Réciproquement, l'idéal d'un homme aux milles vertus est une femme simplement élégante mais qui n'a pas forcément de qualités humaines.
Sans doute l'idéal ou le couple parfait dans la culture chinoise qui prendrait racine dans le poème
'关雎' (guān jū La belle amies), un des classiques les plus connus.
Dans ce poème, il y a une alternance entre l'image du naturelle et la séduction homme-femme. Ce qui laisse penser qu'il est naturel qu'une femme élégante et jolie soit avec un homme vertueux, mais qui pourrait être laid, ou alors qu'il soit naturel qu'un homme vertueux soit avec une femme simplement jolie.

Le couple idéal en Chine suppose donc une "complémentarité naturelle" plutôt qu'une vision égalitaire.


Rolf Smogogo
 
Dernière édition:
Votre premier mot me fait penser a cela. Ce qui est malheureux c'est que je vois cela se produire dans ma boîte...

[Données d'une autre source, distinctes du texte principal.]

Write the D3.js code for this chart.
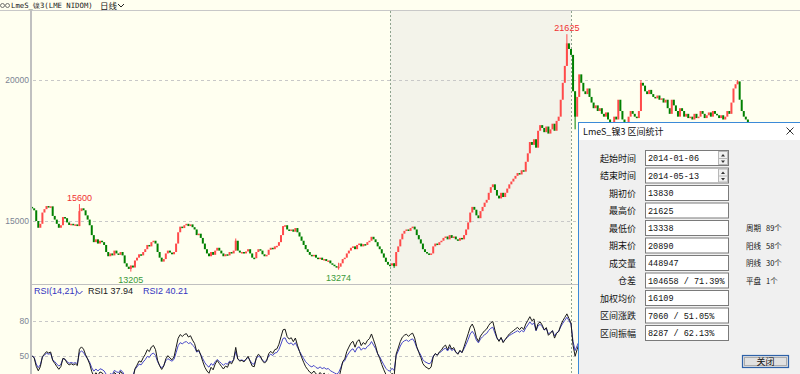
<!DOCTYPE html>
<html><head><meta charset="utf-8">
<script src="https://cdn.jsdelivr.net/npm/d3@7"></script>
<style>body{margin:0;background:#fffff0;overflow:hidden}svg{display:block}</style>
</head><body><svg id="c" width="800" height="374"></svg>
<script>
// ---------- DATA ----------
const firstOpen = 15500;
const closes = [
15450,15380,15000,14760,14900, 15300,15420,15530,15480,15520,
15180,15050,14900,14760,14850, 15140,15100,14950,14860,14900,
14850,14880,14820,15350,15450, 15380,15200,15050,14850,14500,
14250,14350,14200,14300,14250, 14150,13900,13750,13850,13780,
13950,13850,13800,13900,13780, 13500,13380,13300,13420,13350,
13600,13700,13820,13780,13900, 14000,14150,14100,14250,14300,
14200,13900,13700,13560,13650, 13850,13950,13880,13820,13900,
14200,14600,14800,14750,14850, 14900,14820,14880,14780,14700,
14500,14550,14400,14200,14000, 13850,13750,13900,13800,13950,
14050,13950,13850,13750,13820, 13780,13900,13850,13950,14300,
13950,13880,13900,13850,13920, 14000,13850,13700,13680,13900,
14000,13950,13820,13750,13800, 13980,14050,14000,14100,14120,
14250,14500,14820,14850,14700, 14650,14700,14620,14750,14600,
14450,14300,14150,14000,13900, 13800,13750,13800,13700,13650,
13700,13620,13650,13580,13600, 13500,13450,13400,13350,13380,
13500,13650,13700,13850,13950, 14050,14100,14000,14150,14200,
14100,14180,14150,14250,14300, 14440,14350,14250,14100,14000,
13850,13700,13550,13450,13420, 13500,13400,13900,14100,14350,
14550,14650,14700,14650,14750, 14800,14700,14500,14350,14200,
14000,13900,13850,13800,13850, 14100,14200,14150,14250,14300,
14400,14450,14350,14500,14400, 14450,14350,14300,14400,14350,
14500,14700,14950,15300,15500, 15400,15200,15100,15350,15500,
15650,15750,16000,16200,16300, 16100,15900,15800,16000,15850,
16000,16150,16300,16400,16500, 16600,16700,16650,16800,16750,
17100,17400,17800,17700,17900, 17600,18200,18400,18300,18150,
18350,18100,18250,18450,18200, 18550,18700,19300,19900,20500,
21300,21100,20890,19600,18700, 19400,20200,19900,19600,19500,
19700,19400,19200,19000,19100, 18900,19000,18800,18700,18850,
18600,18500,18400,18700,18600, 19300,18900,18600,18500,18400,
18700,18900,18800,18700,18650, 18900,19900,19800,19600,19500,
19650,19500,19400,19350,19450, 19300,19350,19200,19300,19000,
18800,19300,19100,18900,18700, 19000,18900,18700,18800,18650,
18700,18600,18800,18650,18700, 18900,18800,18650,18750,18850,
18700,18900,18800,18750,18650, 18750,18600,18700,18900,18800,
19200,19700,19850,19950,19300, 18900,18700,18600,18500,18300,
18250,18200,18150
];
const wickHigh = {23:15600, 99:14380, 149:13520, 260:21625, 296:20000, 343:20000};
const wickLow  = {48:13205, 149:13274, 176:13338, 264:18250};
const highMarks = [{i:23, v:15600}, {i:260, v:21625}];
const lowMarks  = [{i:48, v:13205}, {i:149, v:13274}];
const priceTicks = [15000, 20000];
const rsiTicks = [50, 80];
const rsiPeriods = [14, 21];
const rangeStart = 174, rangeEnd = 262;   // 2014-01-06 .. 2014-05-13
const statLabels = ["起始时间","结束时间","期初价","最高价","最低价","期末价","成交量","仓差","加权均价","区间涨跌","区间振幅"];
const statValues = ["2014-01-06","2014-05-13","13830","21625","13338","20890","448947","104658 / 71.39%","16109","7060 / 51.05%","8287 / 62.13%"];
const sideLabels = ["周期","阳线","阴线","平盘"];
const sideValues = ["89个","58个","30个","1个"];

// ---------- SCALES ----------
const svg = d3.select("#c");
const x = d3.scaleLinear().domain([rangeStart, rangeEnd]).range([390, 571]);
const y = d3.scaleLinear().domain([15000, 20000]).range([221, 80]);
const yr = d3.scaleLinear().domain([50, 80]).range([356, 321]);
const latin = "Tahoma, 'Liberation Sans', Arial, sans-serif";
const cjk = "'Noto Sans CJK SC', sans-serif";

const defs = svg.append("defs");
defs.append("clipPath").attr("id","mainClip").append("rect").attr("x",32).attr("y",11).attr("width",770).attr("height",273);
defs.append("clipPath").attr("id","rsiClip").append("rect").attr("x",32).attr("y",285).attr("width",770).attr("height",95);

svg.append("rect").attr("width",800).attr("height",374).attr("fill","#fffff0");

// selection shading
svg.append("rect").attr("x",x(rangeStart)).attr("y",11).attr("width",x(rangeEnd)-x(rangeStart)).attr("height",273).attr("fill","#f3f3ea");

// grid
svg.append("g").selectAll("line").data(priceTicks).join("line")
  .attr("x1",33).attr("x2",800).attr("y1",d=>Math.round(y(d))+0.5).attr("y2",d=>Math.round(y(d))+0.5)
  .attr("stroke","#c8c8c8").attr("stroke-dasharray","3,3");
svg.append("g").selectAll("text").data(priceTicks).join("text")
  .attr("x",29).attr("y",d=>y(d)+3).attr("text-anchor","end").attr("font-family",latin).attr("font-size",8.5)
  .attr("fill","#7c8494").text(d=>d);
svg.append("g").selectAll("line").data(rsiTicks).join("line")
  .attr("x1",33).attr("x2",800).attr("y1",d=>Math.round(yr(d))+0.5).attr("y2",d=>Math.round(yr(d))+0.5)
  .attr("stroke","#c8c8c8").attr("stroke-dasharray","3,3");
svg.append("g").selectAll("text").data(rsiTicks).join("text")
  .attr("x",29).attr("y",d=>yr(d)+3).attr("text-anchor","end").attr("font-family",latin).attr("font-size",8.5)
  .attr("fill","#7c8494").text(d=>d);

// selection lines
svg.append("g").selectAll("line").data([rangeStart, rangeEnd]).join("line")
  .attr("x1",d=>Math.round(x(d))+0.5).attr("x2",d=>Math.round(x(d))+0.5).attr("y1",11).attr("y2",374)
  .attr("stroke","#8fa48f").attr("stroke-dasharray","2,2");

// frame lines
svg.append("line").attr("x1",0).attr("x2",800).attr("y1",10.5).attr("y2",10.5).attr("stroke","#c8c8c8");
svg.append("line").attr("x1",31).attr("x2",31).attr("y1",10).attr("y2",374).attr("stroke","#c0c0c0").attr("stroke-width",2);
svg.append("line").attr("x1",31).attr("x2",800).attr("y1",284.5).attr("y2",284.5).attr("stroke","#c0c0c0");

// ---------- CANDLES ----------
const data = closes.map((c,i)=>{
  const o = i===0 ? firstOpen : closes[i-1];
  return {i, o, c, h: wickHigh[i] ?? Math.max(o,c), l: wickLow[i] ?? Math.min(o,c)};
});
const col = d => d.c > d.o ? "#ff4a4a" : (d.c < d.o ? "#008000" : "#888");
const gMain = svg.append("g").attr("clip-path","url(#mainClip)");
gMain.selectAll("line.w").data(data.filter(d=>d.h>Math.max(d.o,d.c)||d.l<Math.min(d.o,d.c))).join("line")
  .attr("x1",d=>x(d.i)).attr("x2",d=>x(d.i)).attr("y1",d=>y(d.h)).attr("y2",d=>y(d.l))
  .attr("stroke",col).attr("stroke-width",1);
gMain.selectAll("rect.b").data(data).join("rect")
  .attr("x",d=>x(d.i)-1).attr("width",2)
  .attr("y",d=>y(Math.max(d.o,d.c))).attr("height",d=>Math.max(1.5,Math.abs(y(d.o)-y(d.c))))
  .attr("fill",col);

svg.append("g").selectAll("text").data(highMarks).join("text")
  .attr("x",d=>x(d.i)).attr("y",d=>y(d.v)-3).attr("text-anchor","middle")
  .attr("font-family",latin).attr("font-size",9).attr("fill","#f03030").text(d=>d.v);
svg.append("g").selectAll("text").data(lowMarks).join("text")
  .attr("x",d=>x(d.i)).attr("y",d=>y(d.v)+11).attr("text-anchor","middle")
  .attr("font-family",latin).attr("font-size",9).attr("fill","#3a9a3a").text(d=>d.v);

// ---------- RSI ----------
function rsi(vals, n){
  let seed = 0; for(let k=1;k<=n;k++) seed += Math.abs(vals[k]-vals[k-1]); seed = seed/n/2;
  let ag = seed, al = seed; const out=[50];
  for(let i=1;i<vals.length;i++){
    const ch = vals[i]-vals[i-1];
    ag = (ag*(n-1)+Math.max(ch,0))/n; al = (al*(n-1)+Math.max(-ch,0))/n;
    out.push(100*ag/(ag+al));
  }
  return out;
}
const rsi1 = rsi(closes, rsiPeriods[0]);
const rsi2 = rsi(closes, rsiPeriods[1]);
const gR = svg.append("g").attr("clip-path","url(#rsiClip)");
const line = d3.line().x((d,i)=>x(i)).y(d=>yr(d));
gR.append("path").attr("d",line(rsi2)).attr("fill","none").attr("stroke","#4646c8").attr("stroke-width",1);
gR.append("path").attr("d",line(rsi1)).attr("fill","none").attr("stroke","#1a1a1a").attr("stroke-width",1);

// RSI header
const hdr = svg.append("g").attr("font-family",latin).attr("font-size",9);
hdr.append("text").attr("x",34).attr("y",294).attr("fill","#3434c0").text(`RSI(${rsiPeriods.join(",")})`);
hdr.append("path").attr("d","M76.5,291 l3,3 l3,-3").attr("fill","none").attr("stroke","#3434c0");
hdr.append("text").attr("x",88).attr("y",294).attr("fill","#202020").text("RSI1 37.94");
hdr.append("text").attr("x",143).attr("y",294).attr("fill","#3434c0").text("RSI2 40.21");

// Title
const tt = svg.append("g");
tt.append("ellipse").attr("cx",2.5).attr("cy",5.5).attr("rx",2).attr("ry",2).attr("fill","none").attr("stroke","#555").attr("stroke-width",0.8);
tt.append("ellipse").attr("cx",7.5).attr("cy",5.5).attr("rx",2).attr("ry",2).attr("fill","none").attr("stroke","#555").attr("stroke-width",0.8);
tt.append("text").attr("x",11).attr("y",8).attr("font-family","'DejaVu Sans Mono', monospace").attr("font-size",7.3).attr("fill","#202020").text("LmeS_镍3(LME NIDOM)");
tt.append("text").attr("x",100).attr("y",8.5).attr("font-family",cjk).attr("font-size",8.5).attr("fill","#202020").text("日线");
tt.append("path").attr("d","M118,4 l3,3 l3,-3").attr("fill","none").attr("stroke","#202020");

// ---------- DIALOG ----------
const dg = svg.append("g");
dg.append("rect").attr("x",578.5).attr("y",122.5).attr("width",240).attr("height",270).attr("fill","#f0f0f0").attr("stroke","#3b8ad8");
dg.append("rect").attr("x",579).attr("y",123).attr("width",239).attr("height",17).attr("fill","#ffffff");
dg.append("text").attr("x",583).attr("y",135).attr("font-family",cjk).attr("font-size",9).attr("fill","#111").text("LmeS_镍3 区间统计");
dg.append("path").attr("d","M786.5,127.5 l7,7 M793.5,127.5 l-7,7").attr("stroke","#333").attr("stroke-width",1);

const rowY = i => 158 + i*17.5;
const rows = dg.append("g");
statLabels.forEach((lab,i)=>{
  const cy = rowY(i);
  rows.append("text").attr("x",636).attr("y",cy+3.5).attr("text-anchor","end").attr("font-family",cjk).attr("font-size",9).attr("fill","#111").text(lab);
  rows.append("rect").attr("x",645.5).attr("y",cy-7.5).attr("width",83).attr("height",15).attr("fill","#fff").attr("stroke","#7a7a7a");
  rows.append("text").attr("x",648).attr("y",cy+3).attr("font-family","'Liberation Mono', 'DejaVu Sans Mono', monospace").attr("font-size",8.5).attr("fill","#111").text(statValues[i]);
  if(i<2){
    rows.append("rect").attr("x",718.5).attr("y",cy-6.5).attr("width",9).attr("height",13).attr("fill","#f0f0f0").attr("stroke","#b8b8b8");
    rows.append("line").attr("x1",718.5).attr("x2",727.5).attr("y1",cy+0.5).attr("y2",cy+0.5).attr("stroke","#b8b8b8");
    rows.append("path").attr("d",`M721,${cy-1.5} l2,-2.5 l2,2.5 z M721,${cy+2.5} l2,2.5 l2,-2.5 z`).attr("fill","#333");
  }
});
sideLabels.forEach((lab,i)=>{
  const cy = rowY(4+i);
  rows.append("text").attr("x",746).attr("y",cy+3).attr("font-family",cjk).attr("font-size",7.5).attr("fill","#111").text(lab);
  rows.append("text").attr("x",766).attr("y",cy+3).attr("font-family",cjk).attr("font-size",7.5).attr("fill","#111").text(sideValues[i]);
});
dg.append("rect").attr("x",742.5).attr("y",355.5).attr("width",46).attr("height",12).attr("fill","#e1e1e1").attr("stroke","#2f62a8").attr("stroke-width",1.2);
dg.append("rect").attr("x",744.5).attr("y",357.5).attr("width",42).attr("height",8).attr("fill","none").attr("stroke","#333").attr("stroke-width",0.6).attr("stroke-dasharray","1,1");
dg.append("text").attr("x",765.5).attr("y",364.5).attr("text-anchor","middle").attr("font-family",cjk).attr("font-size",9).attr("fill","#111").text("关闭");
</script></body></html>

Votre "bande dessinée" est drôle, je connaissais cette histoire. En un sens vous avez raison:
La banane serait la compréhension de la culture chinoise, les singes de bases seraient les chinois et les nouveaux arrivants seraient les laowai.
Cependant, nous ne sommes pas des Singes... Et l'analyse de la culture chinoise n'est pas.....une banane.
Forcé de constater que plus l'on reste en Chine, plus notre compréhension de la culture chinoise grandie (pour ceux qui cherche à grimper sur l'échelle), il apparait évident que votre allégorie est trop simpliste car ne tient pas compte d'une quelconque évolution !
Votre allégorie est manichéenne puisqu'à la fin il n'y a aucun avancement dans la quête "banane". Ainsi, donc elle serait un bon exemple pour les raisonnement binaire, ou pour tout ce qui est blanc ou noir.... a savoir pas grand chose...

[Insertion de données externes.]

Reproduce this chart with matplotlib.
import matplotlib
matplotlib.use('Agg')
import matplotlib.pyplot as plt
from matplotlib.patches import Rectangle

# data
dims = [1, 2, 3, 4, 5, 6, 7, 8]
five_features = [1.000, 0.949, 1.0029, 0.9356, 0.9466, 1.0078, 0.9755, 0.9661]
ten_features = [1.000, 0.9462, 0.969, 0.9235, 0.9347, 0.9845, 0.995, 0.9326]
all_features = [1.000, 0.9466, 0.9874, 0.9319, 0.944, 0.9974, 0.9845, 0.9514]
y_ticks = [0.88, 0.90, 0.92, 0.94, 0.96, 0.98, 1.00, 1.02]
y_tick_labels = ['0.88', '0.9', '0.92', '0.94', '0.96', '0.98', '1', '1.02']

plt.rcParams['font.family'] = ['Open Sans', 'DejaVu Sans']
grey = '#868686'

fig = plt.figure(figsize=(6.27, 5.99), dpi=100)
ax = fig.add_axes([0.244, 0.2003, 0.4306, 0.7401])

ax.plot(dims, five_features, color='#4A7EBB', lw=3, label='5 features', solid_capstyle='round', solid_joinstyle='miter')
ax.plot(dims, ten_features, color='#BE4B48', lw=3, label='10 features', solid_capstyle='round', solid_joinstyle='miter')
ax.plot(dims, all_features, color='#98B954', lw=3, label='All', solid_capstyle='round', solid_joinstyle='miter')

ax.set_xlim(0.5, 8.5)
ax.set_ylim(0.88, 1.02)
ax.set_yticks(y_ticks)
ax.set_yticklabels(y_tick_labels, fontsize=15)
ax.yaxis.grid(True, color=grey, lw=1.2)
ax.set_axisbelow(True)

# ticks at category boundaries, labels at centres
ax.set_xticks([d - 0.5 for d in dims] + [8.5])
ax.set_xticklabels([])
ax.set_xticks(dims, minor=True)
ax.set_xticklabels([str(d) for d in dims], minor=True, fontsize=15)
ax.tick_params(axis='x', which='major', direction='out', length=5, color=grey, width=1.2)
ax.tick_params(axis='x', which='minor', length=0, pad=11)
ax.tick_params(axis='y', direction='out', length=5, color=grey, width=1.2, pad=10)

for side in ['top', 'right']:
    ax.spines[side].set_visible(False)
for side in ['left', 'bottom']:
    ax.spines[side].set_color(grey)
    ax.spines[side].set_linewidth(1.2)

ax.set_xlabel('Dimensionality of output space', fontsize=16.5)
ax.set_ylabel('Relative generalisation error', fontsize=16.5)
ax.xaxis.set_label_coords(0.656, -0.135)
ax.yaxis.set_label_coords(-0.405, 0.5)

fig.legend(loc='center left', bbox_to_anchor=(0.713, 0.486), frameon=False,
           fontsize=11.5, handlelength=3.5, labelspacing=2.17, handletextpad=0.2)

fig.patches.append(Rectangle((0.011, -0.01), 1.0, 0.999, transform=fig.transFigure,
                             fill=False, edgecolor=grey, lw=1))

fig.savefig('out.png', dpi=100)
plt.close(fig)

L'utilisation d'allégories est limitée puisqu'elle tente de simplifier la réalité... Comme la science d'ailleurs.... Et oui comme mon analyse vraisemblablement...
Mais pour autant, est il idiot d'analyser ou tenter de comprendre la réalité dans laquelle nous vivons (grimper sur l'échelle) ???
La science, la religion et plus généralement notre connaissance provient de "singes" qui ont grimpé sur l'échelle !
Sans ça, on n'a plus rien ! on redeviendrait des singes !!
Pour le dire autrement, votre allégorie est simplement drôle, mais invite chaque être humain à l'inaction ou inactivité...

En conclusion, je souhaiterais vous faire part d'une autre allégorie que je trouve plus intéressante... Provenant du livre pour enfant "le monde de Sophie" de Jostein Gaarder:

Un vieux philosophe grec qui vivait il y a plus de deux mille ans pensait que la philosophie était née grâce à l'étonnement des hommes. L'homme trouve si étrange le fait d'être en vie que les questions philosophiques apparaissent d'elles-mêmes, disait-il.
C'est comme assister à un tour de prestidigitation : nous ne comprenons pas ce qui s'est déroulé sous nos yeux. Alors nous demandons : comment le prestidigitateur a-t-il transformé quelques foulards de soie en un lapin vivant ?
Beaucoup pensent que le monde est aussi incompréhensible que le coup du lapin qui sort du chapeau haut-de-forme qu'on avait pourtant cru vide. En ce qui concerne le lapin, on comprend qu'on s'est fait avoir. Mais comment il a fait, toute la question est là. Le problème est un peu différent quand il s'agit du monde. Nous savons que le monde n'est pas un tour de passe-passe car nous vivons sur cette terre et nous en faisons partie. Au fond, le lapin blanc qu'on sort du chapeau haut-de-forme, c'est nous. A la différence que le lapin blanc n'a pas conscience de participer à un tour de magie. Nous, c'est quand même différent. Nous nous sentons participer au mystère et aimerions bien comprendre comment tout ça est imbriqué.

P.-S : Concernant le lapin blanc, la comparaison avec l'univers serait plus juste. Nous autres ne serions que de toutes petites bestioles incrustées dans la fourrure du lapin. Les philosophes, eux, essaieraient de grimper le long d'un des poils fins afin de regarder le prestidigitateur dans les yeux.